More than 4,000 artifacts are on vivid display at the Nathalie P. & Alan M. Voorhees Archaearium, the award-winning archaeology museum at Historic Jamestowne. See a slate covered with words and pictures from 400 years ago, learn from the largest collection of Colonial period American Indian artifacts in Virginia, and find the tiny toys that children played with.
Surrounded by the historic landscape of the first permanent English settlement in North America, the Archaearium (pronounced “Ark-ee-air-ee-um”) pairs the spectacular finds of the Jamestown Rediscovery project with oversized period paintings to weave a narrative about the first settlers and the struggles they endured. Seeing these objects within view of the sites where they were used creates an immediate and powerful connection with the past.
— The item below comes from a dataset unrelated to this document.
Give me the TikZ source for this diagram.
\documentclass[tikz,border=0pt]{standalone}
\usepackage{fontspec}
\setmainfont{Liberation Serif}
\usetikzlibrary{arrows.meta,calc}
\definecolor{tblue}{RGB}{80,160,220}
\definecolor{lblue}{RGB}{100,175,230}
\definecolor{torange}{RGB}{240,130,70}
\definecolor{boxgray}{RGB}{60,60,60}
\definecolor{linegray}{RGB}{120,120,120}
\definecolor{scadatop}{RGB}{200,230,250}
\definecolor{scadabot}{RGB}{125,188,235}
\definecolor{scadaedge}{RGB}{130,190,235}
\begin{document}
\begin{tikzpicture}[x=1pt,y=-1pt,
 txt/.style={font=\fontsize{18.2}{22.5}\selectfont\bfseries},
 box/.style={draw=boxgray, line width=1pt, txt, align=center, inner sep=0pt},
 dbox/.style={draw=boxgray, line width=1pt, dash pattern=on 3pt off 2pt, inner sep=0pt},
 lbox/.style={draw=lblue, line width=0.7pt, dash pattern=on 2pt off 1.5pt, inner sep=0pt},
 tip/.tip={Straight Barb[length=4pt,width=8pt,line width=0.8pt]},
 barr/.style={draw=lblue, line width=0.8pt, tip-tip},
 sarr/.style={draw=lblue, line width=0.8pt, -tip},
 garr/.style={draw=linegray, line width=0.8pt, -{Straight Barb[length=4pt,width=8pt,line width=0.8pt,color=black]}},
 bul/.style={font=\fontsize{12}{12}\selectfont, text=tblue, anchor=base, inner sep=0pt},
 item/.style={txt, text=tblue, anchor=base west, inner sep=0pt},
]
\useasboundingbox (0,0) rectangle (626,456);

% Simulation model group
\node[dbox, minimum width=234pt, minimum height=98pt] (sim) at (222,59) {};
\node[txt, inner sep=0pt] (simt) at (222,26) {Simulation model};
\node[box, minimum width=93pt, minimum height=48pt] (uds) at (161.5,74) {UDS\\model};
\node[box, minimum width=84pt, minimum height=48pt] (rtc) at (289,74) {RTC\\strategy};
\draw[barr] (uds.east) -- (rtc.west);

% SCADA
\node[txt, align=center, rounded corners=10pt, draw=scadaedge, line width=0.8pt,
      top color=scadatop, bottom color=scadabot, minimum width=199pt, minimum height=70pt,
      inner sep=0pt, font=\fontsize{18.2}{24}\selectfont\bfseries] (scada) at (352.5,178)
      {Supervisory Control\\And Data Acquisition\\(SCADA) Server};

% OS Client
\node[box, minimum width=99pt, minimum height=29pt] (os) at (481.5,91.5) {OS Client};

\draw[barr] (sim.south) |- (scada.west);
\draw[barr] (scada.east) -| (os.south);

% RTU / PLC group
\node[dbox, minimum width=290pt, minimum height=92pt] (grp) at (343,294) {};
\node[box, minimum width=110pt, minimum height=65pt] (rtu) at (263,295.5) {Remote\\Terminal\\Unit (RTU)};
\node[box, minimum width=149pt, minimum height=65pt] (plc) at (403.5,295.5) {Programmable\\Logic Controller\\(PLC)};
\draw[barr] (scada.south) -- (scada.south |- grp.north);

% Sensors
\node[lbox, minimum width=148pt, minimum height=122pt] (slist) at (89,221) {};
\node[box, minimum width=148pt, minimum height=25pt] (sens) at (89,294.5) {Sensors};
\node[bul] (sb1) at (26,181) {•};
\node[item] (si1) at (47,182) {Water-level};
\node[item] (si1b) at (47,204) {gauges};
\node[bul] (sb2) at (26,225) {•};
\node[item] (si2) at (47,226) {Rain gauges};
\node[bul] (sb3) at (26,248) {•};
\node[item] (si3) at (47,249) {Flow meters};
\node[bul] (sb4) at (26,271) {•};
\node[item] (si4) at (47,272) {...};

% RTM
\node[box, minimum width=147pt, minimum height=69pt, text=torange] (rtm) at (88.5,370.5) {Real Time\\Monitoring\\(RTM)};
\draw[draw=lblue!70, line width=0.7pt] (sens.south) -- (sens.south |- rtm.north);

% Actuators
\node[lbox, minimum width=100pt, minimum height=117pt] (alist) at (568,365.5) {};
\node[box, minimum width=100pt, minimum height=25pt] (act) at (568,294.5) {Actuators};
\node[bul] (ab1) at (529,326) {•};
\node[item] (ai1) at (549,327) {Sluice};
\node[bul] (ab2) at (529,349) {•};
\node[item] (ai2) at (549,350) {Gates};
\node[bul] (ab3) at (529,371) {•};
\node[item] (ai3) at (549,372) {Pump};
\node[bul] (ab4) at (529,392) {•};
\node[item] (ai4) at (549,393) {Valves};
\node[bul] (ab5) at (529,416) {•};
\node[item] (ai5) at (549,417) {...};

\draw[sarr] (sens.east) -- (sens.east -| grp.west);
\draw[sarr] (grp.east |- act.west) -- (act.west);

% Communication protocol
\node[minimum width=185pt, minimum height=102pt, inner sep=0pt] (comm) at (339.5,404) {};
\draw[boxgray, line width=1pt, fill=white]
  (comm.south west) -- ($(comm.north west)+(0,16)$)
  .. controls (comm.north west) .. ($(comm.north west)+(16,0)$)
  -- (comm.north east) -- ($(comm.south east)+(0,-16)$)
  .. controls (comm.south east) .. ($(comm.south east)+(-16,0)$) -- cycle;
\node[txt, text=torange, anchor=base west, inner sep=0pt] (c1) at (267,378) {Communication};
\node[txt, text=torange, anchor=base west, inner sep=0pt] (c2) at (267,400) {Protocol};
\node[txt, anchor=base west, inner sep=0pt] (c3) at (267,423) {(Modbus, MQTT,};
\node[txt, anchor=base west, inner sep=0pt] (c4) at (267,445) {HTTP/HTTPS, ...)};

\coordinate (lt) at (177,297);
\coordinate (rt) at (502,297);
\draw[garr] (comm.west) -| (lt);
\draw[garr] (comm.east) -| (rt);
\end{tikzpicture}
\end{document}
The ongoing nature of the archaeological project ensures that new discoveries become integrated within the displays.
Exhibits focus on the 1607-1624 Virginia Company period at Jamestown. Twenty years of excavations have led to new understandings of the first English settlers, their relationships with the Virginia Indians, and how they shaped a new American society. The drama of the lives of settlers who were not documented in the historic record is told through their arms and armor, tools, coins, trade goods, personal items, religious objects, and food remains. Dead men’s tales are also told. The results of forensic research on the skeletal remains of early settlers bring visitors face-to-face with facial reconstructions of some of the settlers themselves.
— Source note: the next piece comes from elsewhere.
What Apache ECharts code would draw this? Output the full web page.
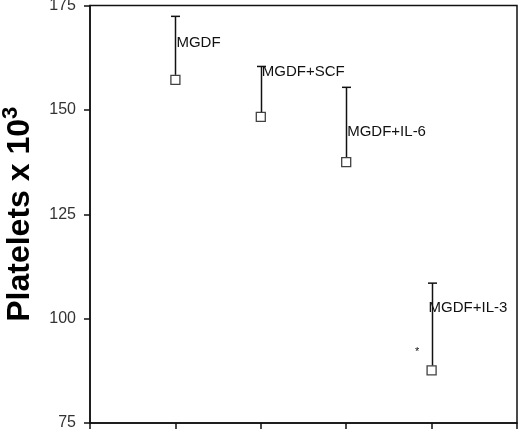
<!DOCTYPE html>
<html><head><meta charset="utf-8">
<script src="https://cdn.jsdelivr.net/npm/echarts@6/dist/echarts.min.js"></script>
<style>html,body{margin:0;padding:0;background:#fff}#c{width:520px;height:431px}</style>
</head><body><div id="c"></div>
<script>
var categories = ['MGDF', 'MGDF+SCF', 'MGDF+IL-6', 'MGDF+IL-3'];
var xPositions = [1, 2, 3, 4];
var means = [157.2, 148.3, 137.5, 87.6];
var upperErrors = [172.4, 160.4, 155.4, 108.5];
var labelValues = [166, 159, 144.7, 102.6];
var yTicks = [75, 100, 125, 150, 175];
var asteriskPoint = [3.83, 92.7];

var chart = echarts.init(document.getElementById('c'), null, {renderer: 'canvas'});
var font = '"Liberation Sans", Arial, sans-serif';

var pts = xPositions.map(function (x, i) { return [x, means[i]]; });
var errs = xPositions.map(function (x, i) { return [x, means[i], upperErrors[i]]; });
var labs = xPositions.map(function (x, i) { return [x, labelValues[i], categories[i]]; });

chart.setOption({
  animation: false,
  grid: {left: 90, right: 3, top: 5.5, bottom: 8, containLabel: false, outerBoundsMode: 'none',
         show: true, borderColor: '#111', borderWidth: 1.5, backgroundColor: 'transparent'},
  xAxis: {
    type: 'value', min: 0, max: 5, interval: 1,
    axisLine: {show: true, lineStyle: {color: '#111', width: 1.5}},
    axisTick: {show: true, inside: false, length: 6, lineStyle: {color: '#111', width: 1.5}},
    axisLabel: {show: false}, splitLine: {show: false}
  },
  yAxis: {
    type: 'value', min: yTicks[0], max: yTicks[yTicks.length - 1], interval: 25,
    axisLine: {show: true, lineStyle: {color: '#111', width: 1.5}},
    axisTick: {show: true, length: 6, lineStyle: {color: '#111', width: 1.5}},
    axisLabel: {color: '#333', fontSize: 16, fontFamily: font, margin: 14},
    splitLine: {show: false},
    name: '{m|Platelets x 10}{s|3}',
    nameLocation: 'middle', nameRotate: 90, nameGap: 54,
    nameTextStyle: {
      rich: {
        m: {fontSize: 32, fontWeight: 'bold', fontFamily: font, color: '#000', verticalAlign: 'bottom', lineHeight: 36},
        s: {fontSize: 22, fontWeight: 'bold', fontFamily: font, color: '#000', verticalAlign: 'top', lineHeight: 36, padding: [0, 0, 10, 0]}
      }
    }
  },
  series: [
    {
      type: 'custom',
      data: errs,
      z: 2,
      renderItem: function (params, api) {
        var x = api.value(0);
        var lo = api.coord([x, api.value(1)]);
        var hi = api.coord([x, api.value(2)]);
        var cx = Math.round(lo[0]) + 0.5;
        return {
          type: 'group',
          children: [
            {type: 'line', shape: {x1: cx, y1: lo[1] - 5, x2: cx, y2: hi[1]}, style: {stroke: '#111', lineWidth: 1.5}},
            {type: 'line', shape: {x1: cx - 4.5, y1: hi[1], x2: cx + 4.5, y2: hi[1]}, style: {stroke: '#111', lineWidth: 1.5}}
          ]
        };
      }
    },
    {
      type: 'scatter',
      data: pts,
      symbol: 'rect', symbolSize: 9,
      itemStyle: {color: '#fff', borderColor: '#111', borderWidth: 1.3},
      z: 3
    },
    {
      type: 'custom',
      data: labs,
      z: 4,
      renderItem: function (params, api) {
        var p = api.coord([api.value(0), api.value(1)]);
        var dx = params.dataIndex === 3 ? -3 : 1;
        return {
          type: 'text',
          style: {text: categories[params.dataIndex], x: p[0] + dx, y: p[1], verticalAlign: 'middle', align: 'left',
                  font: '15px ' + font, fill: '#111'}
        };
      }
    },
    {
      type: 'custom',
      data: [asteriskPoint],
      z: 4,
      renderItem: function (params, api) {
        var p = api.coord([api.value(0), api.value(1)]);
        return {type: 'text', style: {text: '*', x: p[0], y: p[1] + 3, align: 'center', verticalAlign: 'middle', font: '11px ' + font, fill: '#111'}};
      }
    }
  ]
});
</script></body></html>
Visitors also learn about how these artifacts were found. A three-dimensional representation of a 1620s well shows armor and dozens of tools and household objects suspended within it the way they were archaeologically recovered from the brick-lined shaft. A partial reconstruction of a mud and stud building inside the museum echoes early Jamestown’s architecture, while a cellar containing a glass wine bottle of Governor Francis Nicholson signals the “end of an era,” when the capital of Virginia moved from Jamestown to Williamsburg in 1699.
The 7,500-square-foot Archaearium opened in 2006. It is supported by piers strategically placed to preserve the 17th-century architectural features of Jamestown’s Statehouse, which are visible through glass portals below the museum. The exterior of the building is copper-clad in reference to that metal’s importance in the early trade between the Virginia Indians and settlers. Videos dramatize the meaning of some of the most important artifacts. And information is continually updated, such as the addition of “The World of Pocahontas” exhibit space in 2014 to highlight the interaction between the English and Powhatan Indians at James Fort.